DATA SHOWN:
============================================================
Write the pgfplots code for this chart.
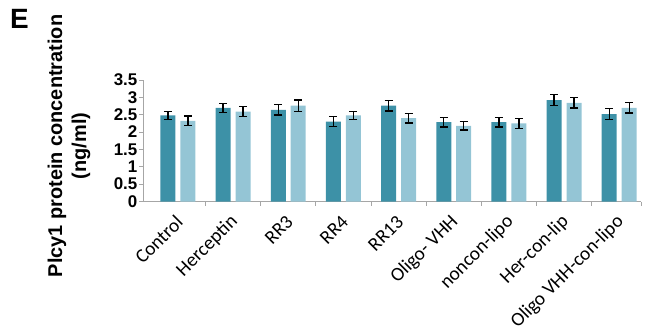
\documentclass[border=0pt]{standalone}
\usepackage{pgfplots}
\pgfplotsset{compat=1.18}
\usepackage{fontspec}
\setmainfont{Liberation Sans}
\newfontfamily\carlito{Carlito}
\definecolor{darkbar}{HTML}{3D91A7}
\definecolor{lightbar}{HTML}{94C5D5}
\definecolor{axgray}{HTML}{A6A6A6}
\begin{document}
\begin{tikzpicture}[x=1bp,y=1bp]
\useasboundingbox (0,0) rectangle (650,-335);
\node[anchor=north west, inner sep=0pt, font=\fontsize{28}{30}\selectfont\bfseries] at (10,-9) {E};
\node[rotate=90, align=center, inner sep=0pt, font=\fontsize{20}{24}\selectfont\bfseries] at (69,-146) {Plcy1 protein concentration\\(ng/ml)};
\begin{axis}[
  at={(143bp,-201.5bp)}, anchor=south west,
  scale only axis, width=498bp, height=121.5bp,
  xmin=-0.633, xmax=8.395, ymin=0, ymax=3.5,
  clip=false,
  axis x line=bottom, axis y line=left,
  axis line style={axgray, line width=0.8bp, -},
  tick style={axgray, line width=0.8bp},
  tick align=outside, major tick length=4bp,
  ytick={0,0.5,1,1.5,2,2.5,3,3.5},
  yticklabels={0,0.5,1,1.5,2,2.5,3,3.5},
  yticklabel style={font=\fontsize{17}{17}\selectfont\bfseries, text=black, inner sep=1.5bp},
  /pgf/number format/assume math mode=true,
  xtick={0.5,1.5,2.5,3.5,4.5,5.5,6.5,7.5,8.395},
  xticklabels={},
  extra x ticks={0,1,2,3,4,5,6,7,8},
  extra x tick labels={Control,Herceptin,RR3,RR4,RR13,Oligo- VHH,noncon-lipo,Her-con-lip,Oligo VHH-con-lipo},
  extra x tick style={major tick length=0pt,
    xticklabel style={xshift=4bp, yshift=-15bp, rotate=45, anchor=east, font=\carlito\fontsize{19.5}{19.5}\selectfont, text=black}},
]
\addplot[ybar, bar width=15bp, bar shift=0pt, fill=darkbar, draw=none,
  error bars/.cd, y dir=both, y explicit,
  error bar style={black, line width=1.3bp},
  error mark options={black, line width=1.3bp, mark size=4bp, rotate=90}]
coordinates {
(-0.181,2.48) +- (0,0.11)
(0.819,2.70) +- (0,0.13)
(1.819,2.64) +- (0,0.15)
(2.819,2.30) +- (0,0.14)
(3.819,2.76) +- (0,0.15)
(4.819,2.29) +- (0,0.14)
(5.819,2.29) +- (0,0.14)
(6.819,2.92) +- (0,0.16)
(7.819,2.52) +- (0,0.15)
};
\addplot[ybar, bar width=15bp, bar shift=0pt, fill=lightbar, draw=none,
  error bars/.cd, y dir=both, y explicit,
  error bar style={black, line width=1.3bp},
  error mark options={black, line width=1.3bp, mark size=4bp, rotate=90}]
coordinates {
(0.181,2.32) +- (0,0.14)
(1.181,2.59) +- (0,0.15)
(2.181,2.76) +- (0,0.16)
(3.181,2.48) +- (0,0.11)
(4.181,2.40) +- (0,0.14)
(5.181,2.18) +- (0,0.12)
(6.181,2.25) +- (0,0.14)
(7.181,2.84) +- (0,0.15)
(8.181,2.70) +- (0,0.15)
};
\end{axis}
\end{tikzpicture}
\end{document}
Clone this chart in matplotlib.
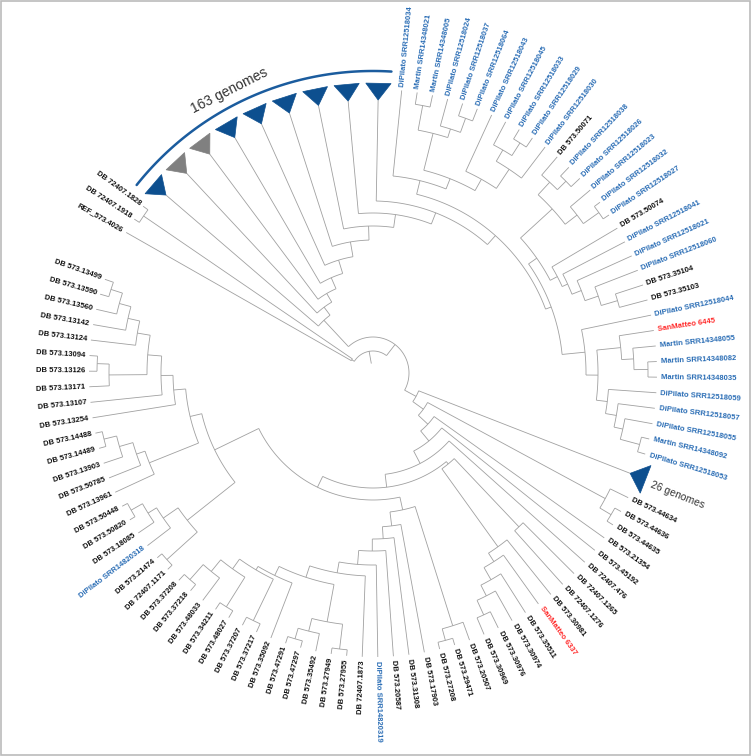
============================================================
THE REQUEST: Quote the entries in full. Any image among them is to be omitted from the copy.

PROBLEM SOLUTION:
Write the pgfplots code for this chart.
\documentclass[border=0pt]{standalone}
\usepackage{pgfplots}
\pgfplotsset{compat=1.18}
\usepackage{fontspec}
\setmainfont{Liberation Sans}
\newfontfamily\carlito{Carlito}
\definecolor{darkbar}{HTML}{3D91A7}
\definecolor{lightbar}{HTML}{94C5D5}
\definecolor{axgray}{HTML}{A6A6A6}
\begin{document}
\begin{tikzpicture}[x=1bp,y=1bp]
\useasboundingbox (0,0) rectangle (650,-335);
\node[anchor=north west, inner sep=0pt, font=\fontsize{28}{30}\selectfont\bfseries] at (10,-9) {E};
\node[rotate=90, align=center, inner sep=0pt, font=\fontsize{20}{24}\selectfont\bfseries] at (69,-146) {Plcy1 protein concentration\\(ng/ml)};
\begin{axis}[
  at={(143bp,-201.5bp)}, anchor=south west,
  scale only axis, width=498bp, height=121.5bp,
  xmin=-0.633, xmax=8.395, ymin=0, ymax=3.5,
  clip=false,
  axis x line=bottom, axis y line=left,
  axis line style={axgray, line width=0.8bp, -},
  tick style={axgray, line width=0.8bp},
  tick align=outside, major tick length=4bp,
  ytick={0,0.5,1,1.5,2,2.5,3,3.5},
  yticklabels={0,0.5,1,1.5,2,2.5,3,3.5},
  yticklabel style={font=\fontsize{17}{17}\selectfont\bfseries, text=black, inner sep=1.5bp},
  /pgf/number format/assume math mode=true,
  xtick={0.5,1.5,2.5,3.5,4.5,5.5,6.5,7.5,8.395},
  xticklabels={},
  extra x ticks={0,1,2,3,4,5,6,7,8},
  extra x tick labels={Control,Herceptin,RR3,RR4,RR13,Oligo- VHH,noncon-lipo,Her-con-lip,Oligo VHH-con-lipo},
  extra x tick style={major tick length=0pt,
    xticklabel style={xshift=4bp, yshift=-15bp, rotate=45, anchor=east, font=\carlito\fontsize{19.5}{19.5}\selectfont, text=black}},
]
\addplot[ybar, bar width=15bp, bar shift=0pt, fill=darkbar, draw=none,
  error bars/.cd, y dir=both, y explicit,
  error bar style={black, line width=1.3bp},
  error mark options={black, line width=1.3bp, mark size=4bp, rotate=90}]
coordinates {
(-0.181,2.48) +- (0,0.11)
(0.819,2.70) +- (0,0.13)
(1.819,2.64) +- (0,0.15)
(2.819,2.30) +- (0,0.14)
(3.819,2.76) +- (0,0.15)
(4.819,2.29) +- (0,0.14)
(5.819,2.29) +- (0,0.14)
(6.819,2.92) +- (0,0.16)
(7.819,2.52) +- (0,0.15)
};
\addplot[ybar, bar width=15bp, bar shift=0pt, fill=lightbar, draw=none,
  error bars/.cd, y dir=both, y explicit,
  error bar style={black, line width=1.3bp},
  error mark options={black, line width=1.3bp, mark size=4bp, rotate=90}]
coordinates {
(0.181,2.32) +- (0,0.14)
(1.181,2.59) +- (0,0.15)
(2.181,2.76) +- (0,0.16)
(3.181,2.48) +- (0,0.11)
(4.181,2.40) +- (0,0.14)
(5.181,2.18) +- (0,0.12)
(6.181,2.25) +- (0,0.14)
(7.181,2.84) +- (0,0.15)
(8.181,2.70) +- (0,0.15)
};
\end{axis}
\end{tikzpicture}
\end{document}
Clone this chart in matplotlib.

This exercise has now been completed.